Título: Antes era inimaginável obter ação contra juiz ou deputado
Autor: Rodrigues, Alexandre
Fonte: O Estado de São Paulo, 19/07/2008, Nacional, p. A11

Apesar de reconhecer as limitações da lei, ela não vê motivos para frustração e acha que investigações ganharam dinamismo

Depois de meses de investigação, a procuradora da República Cristina Romanó e dois colegas conseguiram levar para trás das grades o deputado estadual fluminense Álvaro Lins (PMDB). No entanto, ele só ficou uma noite na cadeia. Foi libertado pelo voto da maioria do plenário da Assembléia Legislativa do Rio, que invocou a imunidade parlamentar.

Com a experiência de quem processou o ex-líder iugoslavo Slobodan Milosevic na Corte Internacional de Haia, Cristina assumiu esta semana a chefia da Procuradoria Regional da República da 2ª Região (Rio e Espírito Santo), que tem a missão de investigar prefeitos, deputados estaduais e magistrados. Em entrevista ao Estado, ela defende o fim da imunidade, mas não vê motivos para frustrações - diz que os poderosos não são mais inatingíveis.

Há no Rio parlamentares acusados de integrar milícias, ordenar homicídios, liderar quadrilhas. O perfil de crimes está mudando?

O que está mudando é a atuação investigatória da Polícia Federal e do Ministério Público, que está muito mais dinâmica. Em princípio, acho que não há uma tendência crescente de crime entre os políticos, isso sempre houve. Não mudou a maneira de alguns deles quererem perpetrar crimes e se locupletar. Isso hoje está aflorando, vindo a público. Passei quase dez anos fora do Brasil e a maior mudança que notei foi isso. Antigamente, era inimaginável ou muito difícil conseguir ação ou mandado de prisão contra um juiz ou um deputado influente. Até pela dificuldade de conseguir a prova. A PF se equipou muito melhor.

Mesmo sem condenações, há motivos para comemorar?

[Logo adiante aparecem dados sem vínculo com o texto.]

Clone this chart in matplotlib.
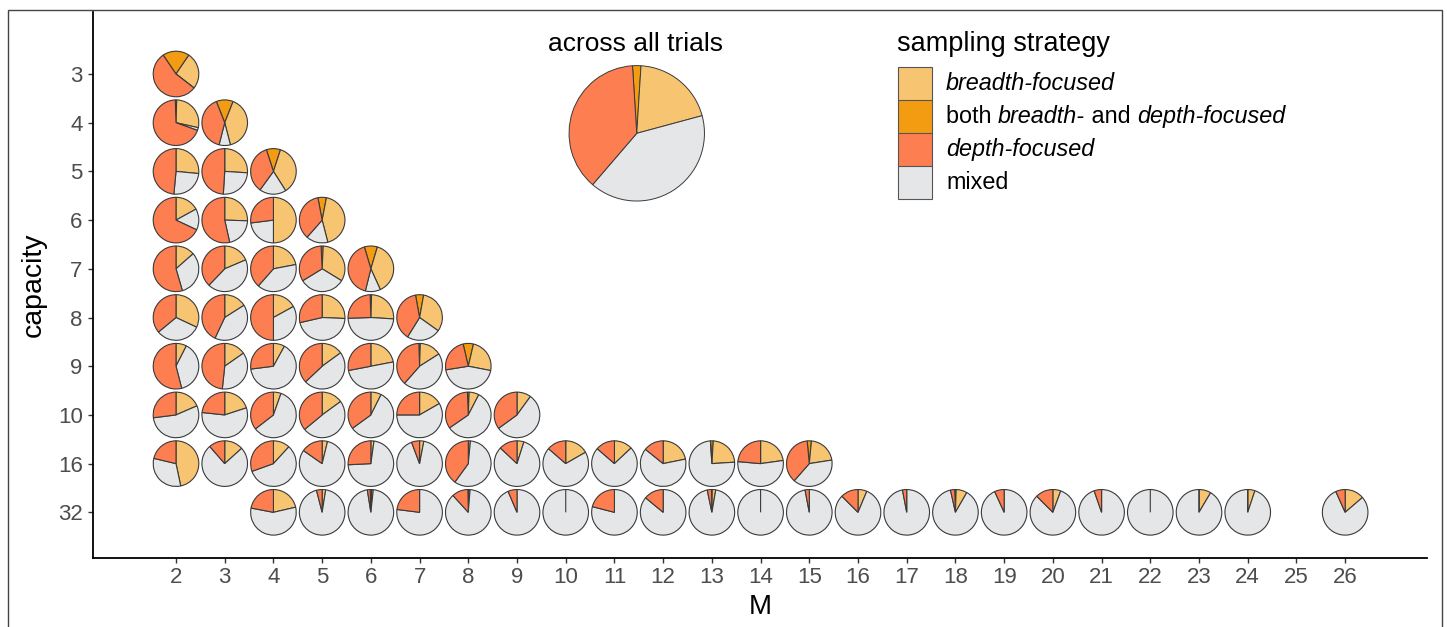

O Brasil é um país jovem. A evolução vai ser muito lenta, mas não dá para esquecer que há um avanço. Claro que há frustrações, mas hoje a sociedade brasileira está tendo resposta. Vi no jornal um artigo dizendo que finalmente o ladrão de galinha viu a prisão do banqueiro. É uma realidade. Pode haver excesso, mas a gente vai se adequar. Já o produto final, que é a condenação, ainda está muito longe no Brasil.

O que a senhora pensa sobre a imunidade parlamentar?

Acho que não há fundamento. A imunidade é herança do colonialismo. Exatamente por exercerem função pública, políticos têm que ser tratados até com maior rigor. Têm de ter uma certa garantia para o exercício da função, mas isso não pode resultar na total imobilidade do Judiciário. E é o que às vezes acontece. No caso do Álvaro Lins, se ele tivesse respondendo a um juiz de 1ª instância da Justiça Federal, teria 15 dias para responder e o juiz decidiria. Aqui, são 23 desembargadores. O relator faz um relatório, submete ao plenário, um está de férias, outro pede vista... São 23 visões diferentes! É muito trabalhoso. E para quê? Qual é a vantagem?

A senhora ficou frustrada ao ver Lins ser libertado?

Não. Sempre achei que isso iria acontecer. A prisão era correta, mas a Assembléia estava no papel dela.

A senhora visitou Kosovo para recolher provas contra Milosevic, mas ele morreu antes da sentença. Ficou decepcionada?

Ele estava manipulando o julgamento com a sua saúde. O fato de não ter uma decisão é uma decepção. Por outro lado, é um alento saber que aquela história foi contada, o mundo inteiro soube, a humanidade se sensibilizou. É um bom paralelo com o que estamos vivendo no Brasil. Mesmo sem condenações, estamos mostrando. É um passo.